** Begin Source material **

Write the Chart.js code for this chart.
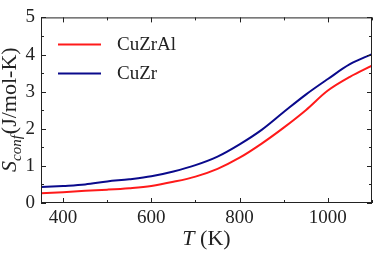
<!DOCTYPE html>
<html>
<head>
<meta charset="utf-8">
<script src="https://cdn.jsdelivr.net/npm/chart.js@4.4.1/dist/chart.umd.min.js"></script>
<style>
  html, body { margin: 0; padding: 0; background: #fff; }
  #wrap { width: 374px; height: 254px; position: relative; }
</style>
</head>
<body>
<div id="wrap"><canvas id="chart"></canvas></div>
<script>
// ---- data ----
const temps = [350, 400, 450, 500, 550, 600, 650, 700, 750, 800, 850, 900, 950, 1000, 1050, 1100];
const cuZrAl = [0.26, 0.29, 0.33, 0.36, 0.40, 0.46, 0.57, 0.71, 0.92, 1.22, 1.60, 2.03, 2.50, 3.03, 3.40, 3.70];
const cuZr   = [0.43, 0.46, 0.50, 0.58, 0.64, 0.72, 0.85, 1.02, 1.25, 1.58, 1.97, 2.45, 2.92, 3.34, 3.74, 4.01];
const xTickLabels = [400, 600, 800, 1000];
const yTickLabels = [0, 1, 2, 3, 4, 5];

const SERIF = '"Liberation Serif", "DejaVu Serif", serif';

// inward ticks on all four sides, plus the top/right frame
const frameTicks = {
    id: 'frameTicks',
    afterDraw(chart) {
        const { ctx, chartArea: a, scales: { x, y } } = chart;
        ctx.save();
        ctx.strokeStyle = '#222';
        ctx.lineWidth = 1;
        ctx.strokeRect(a.left + 0.5, a.top + 0.5, a.right - a.left - 1, a.bottom - a.top - 1);
        ctx.beginPath();
        for (let v = 400; v <= 1100; v += 100) {
            const px = Math.round(x.getPixelForValue(v)) + 0.5;
            const len = xTickLabels.includes(v) ? 5 : 3;
            ctx.moveTo(px, a.bottom); ctx.lineTo(px, a.bottom - len);
            ctx.moveTo(px, a.top); ctx.lineTo(px, a.top + len);
        }
        for (let v = 0; v <= 5; v += 0.5) {
            const py = Math.round(y.getPixelForValue(v)) + 0.5;
            const len = Number.isInteger(v) ? 5 : 3;
            ctx.moveTo(a.left, py); ctx.lineTo(a.left + len, py);
            ctx.moveTo(a.right, py); ctx.lineTo(a.right - len, py);
        }
        ctx.stroke();
        ctx.restore();
    }
};

// legend inside the plot, upper left
const innerLegend = {
    id: 'innerLegend',
    afterDraw(chart) {
        const { ctx, chartArea: a } = chart;
        ctx.save();
        ctx.font = '19px ' + SERIF;
        ctx.textBaseline = 'middle';
        chart.data.datasets.forEach((ds, i) => {
            const yy = a.top + 27 + i * 29;
            ctx.strokeStyle = ds.borderColor;
            ctx.lineWidth = 2;
            ctx.beginPath();
            ctx.moveTo(a.left + 17, yy);
            ctx.lineTo(a.left + 60, yy);
            ctx.stroke();
            ctx.fillStyle = '#222';
            ctx.fillText(ds.label, a.left + 76, yy + 1);
        });
        ctx.restore();
    }
};

// axis titles with italic symbols and subscript
const axisTitles = {
    id: 'axisTitles',
    afterDraw(chart) {
        const { ctx, chartArea: a } = chart;
        ctx.save();
        ctx.fillStyle = '#222';
        ctx.textBaseline = 'alphabetic';

        // x title: T (K)
        const big = 22;
        ctx.font = 'italic ' + big + 'px ' + SERIF;
        const wT = ctx.measureText('T').width;
        ctx.font = big + 'px ' + SERIF;
        const wK = ctx.measureText(' (K)').width;
        let cx = (a.left + a.right) / 2 - (wT + wK) / 2;
        ctx.font = 'italic ' + big + 'px ' + SERIF;
        ctx.fillText('T', cx, 245);
        ctx.font = big + 'px ' + SERIF;
        ctx.fillText(' (K)', cx + wT, 245);

        // y title: S_conf(J/mol-K)
        ctx.translate(16, (a.top + a.bottom) / 2);
        ctx.rotate(-Math.PI / 2);
        ctx.font = 'italic ' + big + 'px ' + SERIF;
        const wS = ctx.measureText('S').width;
        ctx.font = 'italic 15px ' + SERIF;
        const wSub = ctx.measureText('conf').width;
        ctx.font = big + 'px ' + SERIF;
        const wU = ctx.measureText('(J/mol-K)').width;
        let sx = -(wS + wSub + wU) / 2;
        ctx.font = 'italic ' + big + 'px ' + SERIF;
        ctx.fillText('S', sx, 0);
        ctx.font = 'italic 15px ' + SERIF;
        ctx.fillText('conf', sx + wS, 5);
        ctx.font = big + 'px ' + SERIF;
        ctx.fillText('(J/mol-K)', sx + wS + wSub + 1, 0);
        ctx.restore();
    }
};

new Chart(document.getElementById('chart'), {
    type: 'line',
    data: {
        labels: temps,
        datasets: [
            {
                label: 'CuZrAl',
                data: temps.map((t, i) => ({ x: t, y: cuZrAl[i] })),
                borderColor: '#ff1a1a',
                borderWidth: 2,
                pointRadius: 0,
                tension: 0.35,
                fill: false
            },
            {
                label: 'CuZr',
                data: temps.map((t, i) => ({ x: t, y: cuZr[i] })),
                borderColor: '#0a0a8c',
                borderWidth: 2,
                pointRadius: 0,
                tension: 0.35,
                fill: false
            }
        ]
    },
    options: {
        responsive: true,
        maintainAspectRatio: false,
        animation: false,
        layout: { padding: { left: 0, right: 2, top: 5, bottom: 0 } },
        plugins: {
            legend: { display: false },
            tooltip: { enabled: false }
        },
        scales: {
            x: {
                type: 'linear',
                min: 350,
                max: 1100,
                afterBuildTicks: s => { s.ticks = xTickLabels.map(v => ({ value: v })); },
                afterFit: s => { s.height = 51; },
                grid: { display: false, drawTicks: false, tickLength: 0 },
                border: { display: false },
                ticks: {
                    color: '#222',
                    font: { family: SERIF, size: 19 },
                    padding: 4,
                    maxRotation: 0,
                    callback: v => String(v)
                }
            },
            y: {
                min: 0,
                max: 5,
                afterBuildTicks: s => { s.ticks = yTickLabels.map(v => ({ value: v })); },
                afterFit: s => { s.width = 41; },
                grid: { display: false, drawTicks: false, tickLength: 0 },
                border: { display: false },
                ticks: {
                    color: '#222',
                    font: { family: SERIF, size: 19 },
                    padding: 6,
                    callback: v => String(v)
                }
            }
        }
    },
    plugins: [frameTicks, innerLegend, axisTitles]
});
</script>
</body>
</html>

** End Source material **

» **The request**: Restate the whole listing above exactly, please, omitting every image.

» **Solution**:
Write the Chart.js code for this chart.
<!DOCTYPE html>
<html>
<head>
<meta charset="utf-8">
<script src="https://cdn.jsdelivr.net/npm/chart.js@4.4.1/dist/chart.umd.min.js"></script>
<style>
  html, body { margin: 0; padding: 0; background: #fff; }
  #wrap { width: 374px; height: 254px; position: relative; }
</style>
</head>
<body>
<div id="wrap"><canvas id="chart"></canvas></div>
<script>
// ---- data ----
const temps = [350, 400, 450, 500, 550, 600, 650, 700, 750, 800, 850, 900, 950, 1000, 1050, 1100];
const cuZrAl = [0.26, 0.29, 0.33, 0.36, 0.40, 0.46, 0.57, 0.71, 0.92, 1.22, 1.60, 2.03, 2.50, 3.03, 3.40, 3.70];
const cuZr   = [0.43, 0.46, 0.50, 0.58, 0.64, 0.72, 0.85, 1.02, 1.25, 1.58, 1.97, 2.45, 2.92, 3.34, 3.74, 4.01];
const xTickLabels = [400, 600, 800, 1000];
const yTickLabels = [0, 1, 2, 3, 4, 5];

const SERIF = '"Liberation Serif", "DejaVu Serif", serif';

// inward ticks on all four sides, plus the top/right frame
const frameTicks = {
    id: 'frameTicks',
    afterDraw(chart) {
        const { ctx, chartArea: a, scales: { x, y } } = chart;
        ctx.save();
        ctx.strokeStyle = '#222';
        ctx.lineWidth = 1;
        ctx.strokeRect(a.left + 0.5, a.top + 0.5, a.right - a.left - 1, a.bottom - a.top - 1);
        ctx.beginPath();
        for (let v = 400; v <= 1100; v += 100) {
            const px = Math.round(x.getPixelForValue(v)) + 0.5;
            const len = xTickLabels.includes(v) ? 5 : 3;
            ctx.moveTo(px, a.bottom); ctx.lineTo(px, a.bottom - len);
            ctx.moveTo(px, a.top); ctx.lineTo(px, a.top + len);
        }
        for (let v = 0; v <= 5; v += 0.5) {
            const py = Math.round(y.getPixelForValue(v)) + 0.5;
            const len = Number.isInteger(v) ? 5 : 3;
            ctx.moveTo(a.left, py); ctx.lineTo(a.left + len, py);
            ctx.moveTo(a.right, py); ctx.lineTo(a.right - len, py);
        }
        ctx.stroke();
        ctx.restore();
    }
};

// legend inside the plot, upper left
const innerLegend = {
    id: 'innerLegend',
    afterDraw(chart) {
        const { ctx, chartArea: a } = chart;
        ctx.save();
        ctx.font = '19px ' + SERIF;
        ctx.textBaseline = 'middle';
        chart.data.datasets.forEach((ds, i) => {
            const yy = a.top + 27 + i * 29;
            ctx.strokeStyle = ds.borderColor;
            ctx.lineWidth = 2;
            ctx.beginPath();
            ctx.moveTo(a.left + 17, yy);
            ctx.lineTo(a.left + 60, yy);
            ctx.stroke();
            ctx.fillStyle = '#222';
            ctx.fillText(ds.label, a.left + 76, yy + 1);
        });
        ctx.restore();
    }
};

// axis titles with italic symbols and subscript
const axisTitles = {
    id: 'axisTitles',
    afterDraw(chart) {
        const { ctx, chartArea: a } = chart;
        ctx.save();
        ctx.fillStyle = '#222';
        ctx.textBaseline = 'alphabetic';

        // x title: T (K)
        const big = 22;
        ctx.font = 'italic ' + big + 'px ' + SERIF;
        const wT = ctx.measureText('T').width;
        ctx.font = big + 'px ' + SERIF;
        const wK = ctx.measureText(' (K)').width;
        let cx = (a.left + a.right) / 2 - (wT + wK) / 2;
        ctx.font = 'italic ' + big + 'px ' + SERIF;
        ctx.fillText('T', cx, 245);
        ctx.font = big + 'px ' + SERIF;
        ctx.fillText(' (K)', cx + wT, 245);

        // y title: S_conf(J/mol-K)
        ctx.translate(16, (a.top + a.bottom) / 2);
        ctx.rotate(-Math.PI / 2);
        ctx.font = 'italic ' + big + 'px ' + SERIF;
        const wS = ctx.measureText('S').width;
        ctx.font = 'italic 15px ' + SERIF;
        const wSub = ctx.measureText('conf').width;
        ctx.font = big + 'px ' + SERIF;
        const wU = ctx.measureText('(J/mol-K)').width;
        let sx = -(wS + wSub + wU) / 2;
        ctx.font = 'italic ' + big + 'px ' + SERIF;
        ctx.fillText('S', sx, 0);
        ctx.font = 'italic 15px ' + SERIF;
        ctx.fillText('conf', sx + wS, 5);
        ctx.font = big + 'px ' + SERIF;
        ctx.fillText('(J/mol-K)', sx + wS + wSub + 1, 0);
        ctx.restore();
    }
};

new Chart(document.getElementById('chart'), {
    type: 'line',
    data: {
        labels: temps,
        datasets: [
            {
                label: 'CuZrAl',
                data: temps.map((t, i) => ({ x: t, y: cuZrAl[i] })),
                borderColor: '#ff1a1a',
                borderWidth: 2,
                pointRadius: 0,
                tension: 0.35,
                fill: false
            },
            {
                label: 'CuZr',
                data: temps.map((t, i) => ({ x: t, y: cuZr[i] })),
                borderColor: '#0a0a8c',
                borderWidth: 2,
                pointRadius: 0,
                tension: 0.35,
                fill: false
            }
        ]
    },
    options: {
        responsive: true,
        maintainAspectRatio: false,
        animation: false,
        layout: { padding: { left: 0, right: 2, top: 5, bottom: 0 } },
        plugins: {
            legend: { display: false },
            tooltip: { enabled: false }
        },
        scales: {
            x: {
                type: 'linear',
                min: 350,
                max: 1100,
                afterBuildTicks: s => { s.ticks = xTickLabels.map(v => ({ value: v })); },
                afterFit: s => { s.height = 51; },
                grid: { display: false, drawTicks: false, tickLength: 0 },
                border: { display: false },
                ticks: {
                    color: '#222',
                    font: { family: SERIF, size: 19 },
                    padding: 4,
                    maxRotation: 0,
                    callback: v => String(v)
                }
            },
            y: {
                min: 0,
                max: 5,
                afterBuildTicks: s => { s.ticks = yTickLabels.map(v => ({ value: v })); },
                afterFit: s => { s.width = 41; },
                grid: { display: false, drawTicks: false, tickLength: 0 },
                border: { display: false },
                ticks: {
                    color: '#222',
                    font: { family: SERIF, size: 19 },
                    padding: 6,
                    callback: v => String(v)
                }
            }
        }
    },
    plugins: [frameTicks, innerLegend, axisTitles]
});
</script>
</body>
</html>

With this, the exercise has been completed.